Yeah I agree here. I do feel too that the sotryline became more disconnected around wotlk. I mean, Ulduar was fine but the way they inserted it in the story was weird,
Urgh, lacks an edit button, I mean I think this may be why SWTOR raiding feels less cohesive in some respects with many elements to it, but more rewarding as a result (contrasting it with the WoW model of relentless efficiency in dungeon design).
[…] lonomonkey discusses SWTOR raiding in more detail and concludes that this type of originality is something that is increasingly marking out Bioware boss encounters. I think I agree with him, although SWTOR raiding has a lot in common with WoW, the encounters are different enough in style to make it more fun in many ways. The comments on that post also raise interesting points because dps have a slightly different focus in SWTOR fights because you don’t always expect the tank to be able to grab all of the mobs. The tank needs to get and hold the elites, but the dps initially focus on getting the lower health mobs down first. So the initial stages of a fight tend to involve everyone busily doing their separate thing, rather than waiting for the tank to get things under control. Although obviously if dps can co-ordinate kill order, adds go down very fast indeed, which makes a big difference. […]
I guess sometimes people just have to agree to disagree, but I have a hard time understanding why anyone would think that the links between the story and the raiding became more disconnected in WotLK. Sartharion had no link to the game, that is true, but Ulduar had an entire zone dedicated to it (with events in the Storm Peaks being echoed in the raid, also the Freya lines in Sholazar provided lead-in), the LK in ICC was the theme of the whole expac, Naxxramas floated above Dragonblight and there were other Undead floating ziggurats we sieged in two other zones I can think of. It wasn’t THAT hard to understand that we sailed to Northrend to fight the LK and all his undead minions, and that our first raid might be on… a floating citadel of undead minions of the LK! Plus my character visited Naxxramas before it moved to Northrend. I knew that Naxxramas was bad in-game.
Compared to TBC? Mount Hyjal made no sense to the story aside from getting a vial from KZ (why not zone out after that and go fight Illidan in BT?). Karazhan had a very small breadcrumb chain from Shatt which had no relevance at all to the main storyline of Illidan. Sunwell Plateau was a tack-on in a daily hub, after the boss of TBC had already been killed. ZA was utterly unrelated to the main storyline of TBC, so far as I can remember. SSC and TK had vague relations to their 5 mans, but I would say SSC bosses were far less referenced in Zangamarsh than Ulduar bosses were referenced in Storm Peaks. Same for TK bosses and lore in Netherstorm.

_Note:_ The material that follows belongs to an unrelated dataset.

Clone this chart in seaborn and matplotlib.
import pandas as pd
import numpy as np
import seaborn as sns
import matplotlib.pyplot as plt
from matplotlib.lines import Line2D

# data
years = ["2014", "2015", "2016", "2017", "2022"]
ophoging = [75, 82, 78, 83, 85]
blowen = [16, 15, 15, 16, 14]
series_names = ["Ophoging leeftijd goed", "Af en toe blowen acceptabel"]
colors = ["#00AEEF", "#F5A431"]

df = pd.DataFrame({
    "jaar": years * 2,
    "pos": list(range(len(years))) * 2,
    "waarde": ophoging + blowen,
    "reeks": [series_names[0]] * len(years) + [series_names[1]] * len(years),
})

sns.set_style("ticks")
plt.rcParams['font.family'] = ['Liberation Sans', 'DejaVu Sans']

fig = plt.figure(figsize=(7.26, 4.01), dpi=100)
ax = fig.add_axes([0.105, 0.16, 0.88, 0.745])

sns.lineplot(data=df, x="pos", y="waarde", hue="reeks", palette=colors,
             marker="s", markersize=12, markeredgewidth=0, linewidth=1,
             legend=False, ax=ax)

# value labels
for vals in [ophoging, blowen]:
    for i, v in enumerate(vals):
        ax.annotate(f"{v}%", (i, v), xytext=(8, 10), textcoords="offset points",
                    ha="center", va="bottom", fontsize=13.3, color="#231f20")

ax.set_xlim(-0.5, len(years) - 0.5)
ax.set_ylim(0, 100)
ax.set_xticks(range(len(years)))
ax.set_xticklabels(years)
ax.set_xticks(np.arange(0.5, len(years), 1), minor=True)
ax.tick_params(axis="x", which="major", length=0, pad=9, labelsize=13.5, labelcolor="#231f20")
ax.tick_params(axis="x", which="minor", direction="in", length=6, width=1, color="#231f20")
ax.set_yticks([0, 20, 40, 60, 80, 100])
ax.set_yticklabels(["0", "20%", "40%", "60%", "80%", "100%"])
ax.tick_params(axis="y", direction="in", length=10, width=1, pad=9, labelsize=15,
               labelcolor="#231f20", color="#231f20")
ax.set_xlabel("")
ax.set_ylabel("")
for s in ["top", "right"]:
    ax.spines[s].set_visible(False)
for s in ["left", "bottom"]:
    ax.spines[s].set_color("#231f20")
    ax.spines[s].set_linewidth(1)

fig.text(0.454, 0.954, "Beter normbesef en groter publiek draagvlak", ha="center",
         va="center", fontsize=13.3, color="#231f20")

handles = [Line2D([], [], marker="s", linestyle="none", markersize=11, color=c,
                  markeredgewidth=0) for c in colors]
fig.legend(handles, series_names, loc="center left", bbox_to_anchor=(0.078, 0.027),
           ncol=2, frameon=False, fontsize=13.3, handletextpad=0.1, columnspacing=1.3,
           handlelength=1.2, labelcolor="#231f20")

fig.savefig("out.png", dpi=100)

For me, TBC (BT aside) was the low point of raids being connected to the flow and lore of the game. It was a big let-down after the War Effort leading to AQ40, MC and BWL leading on from UBRS and LBRS, and Naxx being above Stratholme. I was happy when WotLK had raids that seemed more related to the zones they were in. Compare that to TBC or Cata (DS lol, teleporting around the place with no context at all, Firelands being slapped into a portal hidden in Mt Hyjal, BoT, the worst geographic representation of an instance ever, where the hell was the dungeon on the other side of that damn portal on top of the tower?).
Apologies for the defence of WotLK. I know it predominantly has detractors, and on many issues I would not care to defend it (even though I enjoyed it myself), but I must insist that I knew *exactly* why I was in Northrend, in a way that wasn’t true in Outland, or Cataclysm.
To each their own though, I don’t play either SWTOR or WOW any more 🙂 heh.